Expression of dystroglycan, fukutin and POMGnT1 during mouse cerebellar development.

Dystroglycan (DG) plays a central role in linking the extracellular matrix to cellular cytoskeletal elements, and is required for proper neuromuscular junction organization and neural cell migration in the CNS. DG interactions with laminin and several other extracellular ligands are mediated through carbohydrates located in a densely glycosylated mucin core domain on alpha-DG. A hallmark of a number of congenital muscular dystrophies is abnormal alpha-DG glycosylation and disordered neuronal migration in both the cerebral cortex and cerebellum.
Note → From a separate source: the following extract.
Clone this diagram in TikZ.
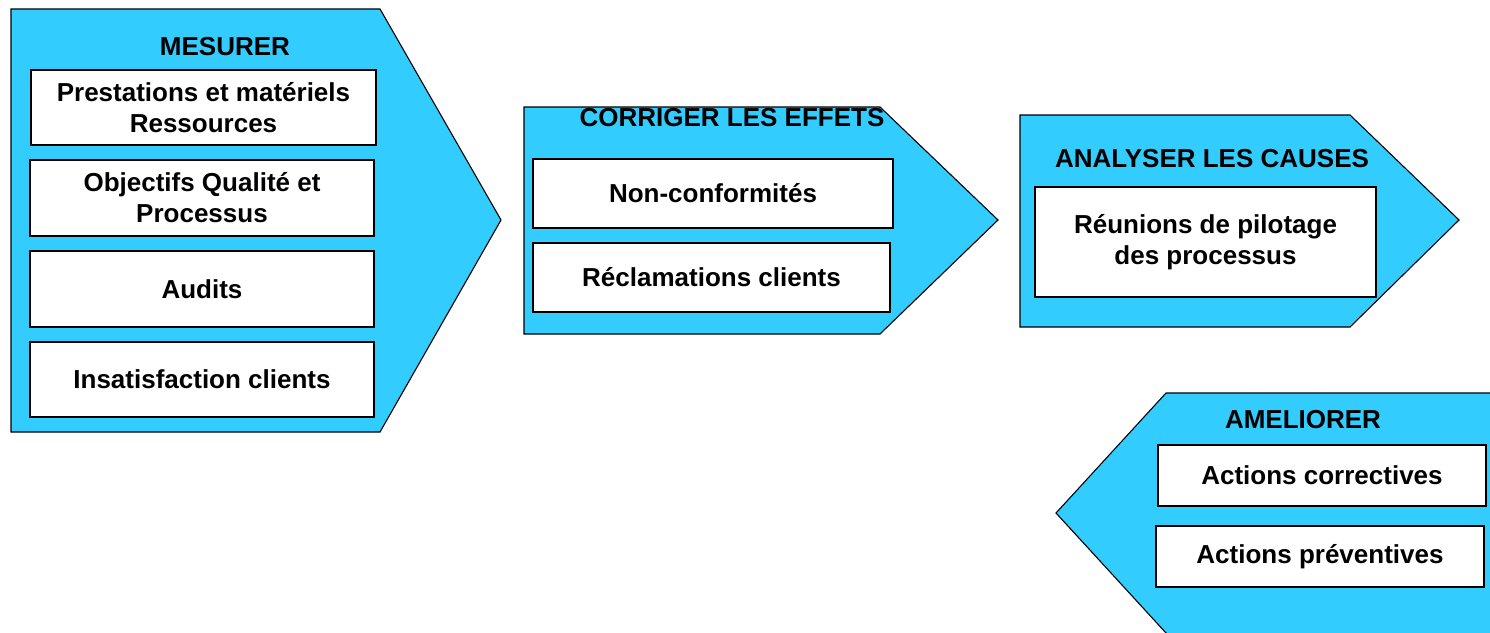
\documentclass[tikz,border=0pt]{standalone}
\usepackage{fontspec}
\setmainfont{Liberation Sans}
\definecolor{chevron}{HTML}{33CCFF}
\tikzset{
  chev/.style={fill=chevron, draw=black, line width=1.1pt, line join=miter},
  itembox/.style={draw=black, fill=white, line width=1.3pt, inner sep=0pt, align=center,
    font=\bfseries\fontsize{26}{31}\selectfont},
  title/.style={inner sep=0pt, anchor=base, font=\bfseries\fontsize{26}{31}\selectfont}
}
\begin{document}
\begin{tikzpicture}[x=1pt,y=-1pt]
\useasboundingbox (0,0) rectangle (1490,632);
\clip (0,0) rectangle (1490,632);
\fill[white] (0,0) rectangle (1490,632);
% shape 1
\draw[chev] (11,9) -- (380,9) -- (501,220) -- (380,432) -- (11,432) -- cycle;
\node[title] (t1) at (225,55) {MESURER};
\node[itembox, minimum width=345pt, minimum height=75pt] (m1) at (203.5,107.5) {Prestations et matériels\\Ressources};
\node[itembox, minimum width=344pt, minimum height=76pt] (m2) at (202,198) {Objectifs Qualité et\\Processus};
\node[itembox, minimum width=344pt, minimum height=76pt] (m3) at (202,289) {Audits};
\node[itembox, minimum width=344pt, minimum height=75pt] (m4) at (202,379.5) {Insatisfaction clients};
% shape 2
\draw[chev] (524,107) -- (880,107) -- (998,220) -- (880,334) -- (524,334) -- cycle;
\node[title] (t2) at (732,126) {CORRIGER LES EFFETS};
\node[itembox, minimum width=360pt, minimum height=69pt] (c1) at (713,193.5) {Non-conformités};
\node[itembox, minimum width=357pt, minimum height=69pt] (c2) at (711.5,277.5) {Réclamations clients};
% shape 3
\draw[chev] (1020,115) -- (1350,115) -- (1459,220) -- (1350,327) -- (1020,327) -- cycle;
\node[title] (t3) at (1212,167) {ANALYSER LES CAUSES};
\node[itembox, minimum width=341pt, minimum height=110pt] (a1) at (1205.5,242) {Réunions de pilotage\\des processus};
% shape 4
\draw[chev] (1166,393) -- (1500,393) -- (1500,650) -- (1181.6,650) -- (1056,513) -- cycle;
\node[title] (t4) at (1303,428) {AMELIORER};
\node[itembox, minimum width=328pt, minimum height=61pt] (i1) at (1322,475.5) {Actions correctives};
\node[itembox, minimum width=328pt, minimum height=61pt] (i2) at (1320,556.5) {Actions préventives};
\end{tikzpicture}
\end{document}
The underlying genetic defects in two such diseases have been localized to the POMGnT1 glycosyltransferase and the putative glycosyltransferase fukutin. We report here the spatial expression pattern of DG together with its putative modifying enzymes during the period of peak neuronal migration in the cerebellum. All three genes are broadly expressed in late embryonic and early postnatal cerebellar neurons, including premigratory granule neurons of the external granule cell layer. Expression of POMGnT1 and fukutin is maintained in neurons of the internal granule cell layer after migration is complete, whereas DG mRNA is largely downregulated. Purkinje cells expressed all three genes throughout development at varying levels, ranging from weak expression of DG to a unique pattern of intense fukutin expression in irregularly spaced cell bodies that do not appear to correlate with known parasagittal stripes. Significantly, immunocytochemical analysis reveals that alpha- and beta-DG proteins are also present on the Bergmann glial scaffolds used by granule cells during early postnatal radial migration, and double-label in situ hybridization confirms that these cells also express POMGnT1 and fukutin. These results suggest that abnormal glycosylation of alpha-DG on glial scaffolds and neurons and their processes could affect interactions with alpha-DG ligands expressed by migrating granule cells, and be a potential mechanism through which neuronal migration is compromised in CMD disease.